Don’t Expect The Typical Interview Questions
Mease says she’s been training interviewers to ask questions that really assess a candidate’s ability to learn and adapt and innovate–those don’t necessarily include telling about weaknesses or where you see yourself in five years. “The goal of the interview is to hopefully have candidates show how they would actually respond to a situation, versus an easily rehearsed and practiced answer,” she says.
Lipscomb says that for him, one of the most important points a candidate can make is to tell why they are interested in working there. “I was interviewing an executive candidate not too long ago,” he recalls, “and the executive’s actual answer was now that you guys just had another round of fundraising, clearly you are going somewhere.” From there, says Lipscomb, the conversation went to valuation of the company and the potential share price. “That’s not the motivation for you to be here,” he contends, “We want you here because you want to help revolutionize healthcare, you want to help empower consumers.”
Be Able To Work Through A Problem On The Spot
Mease admits that she’ll sometimes throw out a current challenge that the company’s facing, specific to people operations, and ask them how they would approach it. “I’m not necessarily looking at the exact content of their answer,” she points out, “but more around their structure and thought process and what they’re considering.”
Don’t Be Afraid To Say You Don’t Know
There are always some jitters going into an interview. Especially if you think this is your dream job and the stakes are pretty high and you really want to make a good impression. So, sweaty palms notwithstanding, Mease and Lipscomb say that someone who really is super enthusiastic, but also really kind of nervous shouldn’t be afraid to be authentic.

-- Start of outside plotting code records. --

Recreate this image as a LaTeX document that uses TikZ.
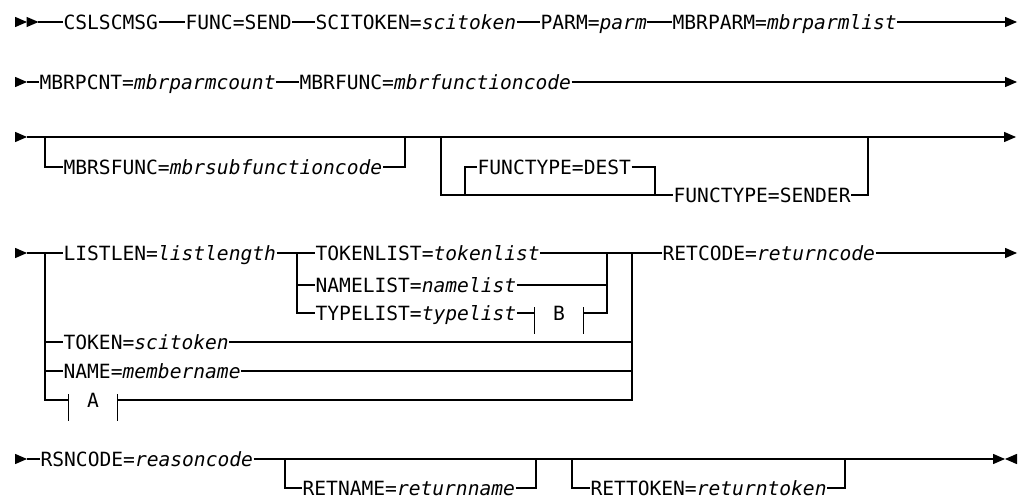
\documentclass[tikz,border=0pt]{standalone}
\usepackage{fontspec}
\setmonofont{DejaVu Sans Mono}
\usetikzlibrary{calc}
\begin{document}
\begin{tikzpicture}[x=1pt,y=-1pt,line width=1.2pt,
  lbl/.style={anchor=west,inner sep=0pt,text height=14.3pt,text depth=0pt,
    font=\ttfamily\fontsize{19.6pt}{20pt}\selectfont},
  fraglbl/.style={lbl,anchor=center,minimum width=48pt},
  rarr/.pic={\fill (0,-5.2) -- (12,0) -- (0,5.2) -- cycle;},
  larr/.pic={\fill (12,-5.2) -- (0,0) -- (12,5.2) -- cycle;}]
\useasboundingbox (0,0) rectangle (1026,500);

% ---------- Row 1 ----------
\pic at (15,22) {rarr};
\pic at (26.5,22) {rarr};
\coordinate (a1) at (38,22);
\node[lbl] (c1) at (63,22) {CSLSCMSG};
\node[lbl] (c2) at (185,22) {FUNC=SEND};
\node[lbl] (c3) at (315,22) {SCITOKEN=\textit{scitoken}};
\node[lbl] (c4) at (540,22) {PARM=\textit{parm}};
\node[lbl] (c5) at (672,22) {MBRPARM=\textit{mbrparmlist}};
\coordinate (e1) at (1005,22);
\draw (a1) -- (c1.west);
\draw (c1.east) -- (c2.west);
\draw (c2.east) -- (c3.west);
\draw (c3.east) -- (c4.west);
\draw (c4.east) -- (c5.west);
\draw (c5.east) -- (e1);
\pic at (e1) {rarr};

% ---------- Row 2 ----------
\pic at (15,82) {rarr};
\coordinate (a2) at (27,82);
\node[lbl] (d1) at (39,82) {MBRPCNT=\textit{mbrparmcount}};
\node[lbl] (d2) at (299,82) {MBRFUNC=\textit{mbrfunctioncode}};
\coordinate (e2) at (1005,82);
\draw (a2) -- (d1.west);
\draw (d1.east) -- (d2.west);
\draw (d2.east) -- (e2);
\pic at (e2) {rarr};

% ---------- Row 3 ----------
\pic at (15,137) {rarr};
\coordinate (a3) at (27,137);
\coordinate (e3) at (1004,137);
\draw (a3) -- (e3);
\pic at (e3) {rarr};
\coordinate (j1) at (45,137);
\coordinate (j2) at (405,137);
\node[lbl] (f1) at (63,167) {MBRSFUNC=\textit{mbrsubfunctioncode}};
\draw (j1) |- (f1.west);
\draw (f1.east) -| (j2);
\coordinate (j3) at (441,137);
\coordinate (j4) at (868,137);
\node[lbl] (g1) at (477,167) {FUNCTYPE=DEST};
\node[lbl] (g2) at (673,195) {FUNCTYPE=SENDER};
\draw (j3) |- (g2.west);
\draw (g2.east) -| (j4);
\coordinate (k1) at (465,195);
\coordinate (k2) at (655,195);
\draw (k1) |- (g1.west);
\draw (g1.east) -| (k2);

% ---------- Row 4 ----------
\pic at (15,253) {rarr};
\coordinate (a4) at (27,253);
\coordinate (r1) at (45,253);
\coordinate (r2) at (297,253);
\coordinate (r3) at (607,253);
\coordinate (r4) at (632,253);
\coordinate (e4) at (1005,253);
\node[lbl] (h1) at (63,253) {LISTLEN=\textit{listlength}};
\node[lbl] (h2) at (315,253) {TOKENLIST=\textit{tokenlist}};
\node[lbl] (h3) at (315,285) {NAMELIST=\textit{namelist}};
\node[lbl] (h4) at (315,313) {TYPELIST=\textit{typelist}};
\node[lbl] (h5) at (63,342) {TOKEN=\textit{scitoken}};
\node[lbl] (h6) at (63,371) {NAME=\textit{membername}};
\node[lbl] (h7) at (662,253) {RETCODE=\textit{returncode}};
\node[fraglbl] (fa) at (93,400) {A};
\node[fraglbl] (fb) at (559,313) {B};
\draw ($(fa.west)+(0,-6)$) -- ++(0,27);
\draw ($(fa.east)+(0,-6)$) -- ++(0,27);
\draw ($(fb.west)+(0,-6)$) -- ++(0,27);
\draw ($(fb.east)+(0,-6)$) -- ++(0,27);
\draw (a4) -- (h1.west);
\draw (h1.east) -- (h2.west);
\draw (h2.east) -- (h7.west);
\draw (h7.east) -- (e4);
\pic at (e4) {rarr};
\draw (r1) |- (h5.west);
\draw (r1) |- (h6.west);
\draw (r1) |- (fa.west);
\draw (h5.east) -| (r4);
\draw (h6.east) -| (r4);
\draw (fa.east) -| (r4);
\draw (r2) |- (h3.west);
\draw (r2) |- (h4.west);
\draw (h3.east) -| (r3);
\draw (h4.east) -- (fb.west);
\draw (fb.east) -| (r3);

% ---------- Row 5 ----------
\pic at (15,459) {rarr};
\coordinate (a5) at (27,459);
\node[lbl] (m1) at (40,459) {RSNCODE=\textit{reasoncode}};
\node[lbl] (m2) at (302,488) {RETNAME=\textit{returnname}};
\node[lbl] (m3) at (590,488) {RETTOKEN=\textit{returntoken}};
\coordinate (s1) at (285,459);
\coordinate (s2) at (536,459);
\coordinate (s3) at (572,459);
\coordinate (s4) at (845,459);
\coordinate (e5) at (993,459);
\draw (a5) -- (m1.west);
\draw (m1.east) -- (e5);
\draw (s1) |- (m2.west);
\draw (m2.east) -| (s2);
\draw (s3) |- (m3.west);
\draw (m3.east) -| (s4);
\pic at (e5) {rarr};
\pic at (1005,459) {larr};
\end{tikzpicture}
\end{document}
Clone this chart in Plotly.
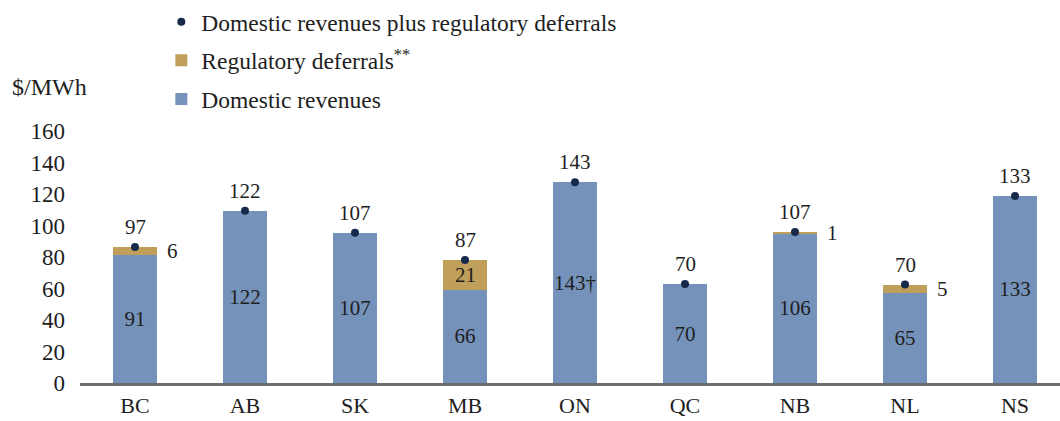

“Whoever’s sitting across from you wants you to do well,” Mease says. ” I would say just be humble, and be curious. It’s okay not to have the answer,” she adds. No one is expecting a job seeker, especially a more junior level candidate, to come in as an expert. But if a new grad, or someone junior in their career demonstrates curiosity, and an interest to know for the right reasons, it’s a good sign. “It’s just important that someone walks in here open to learning, and not pretending like they have all the answers,” says Mease.
Ask Unexpected Questions
“It’s amazing, honestly, how many people will say, ‘I don’t have any questions.’ It’s such a missed opportunity,” says Lipscomb, “For me, it also just shows you probably just don’t care.”
23andMe has about 12 years of history, he points out, so there’s a lot to read out there. And Wojcicki’s TEDtalks are accessible, too. Lipscomb says when he was interviewing and preparing to meet with her, he watched about 10 talks she gave. “I joked with her about it,” he recalls, but it should go beyond having a story based on something you experienced about the company. “A lot of [managers here] love when people actually give us feedback about the business, or they have thoughtful questions,” he says. If they just ask questions that can be discovered clicking around on their website, it’s a potential strike.
Says Mease, “I would encourage that person to just not be afraid to have big ideas.” She says that a pioneering company like 23andMe wants employees to come to have goals for themselves or the company.
Adds Lipscomb, “Just because you’re interviewing for that specific role, that’s your functional hat. Put on your CEO hat, and think about the whole business.” He suggests candidates come with ideas for the whole business. “It’s such a complex, rich business that I think there’s a lot of opportunity for candidates, and new hires, and everybody to think beyond just their own functional area of discipline, and try to think about the future of 23andMe.”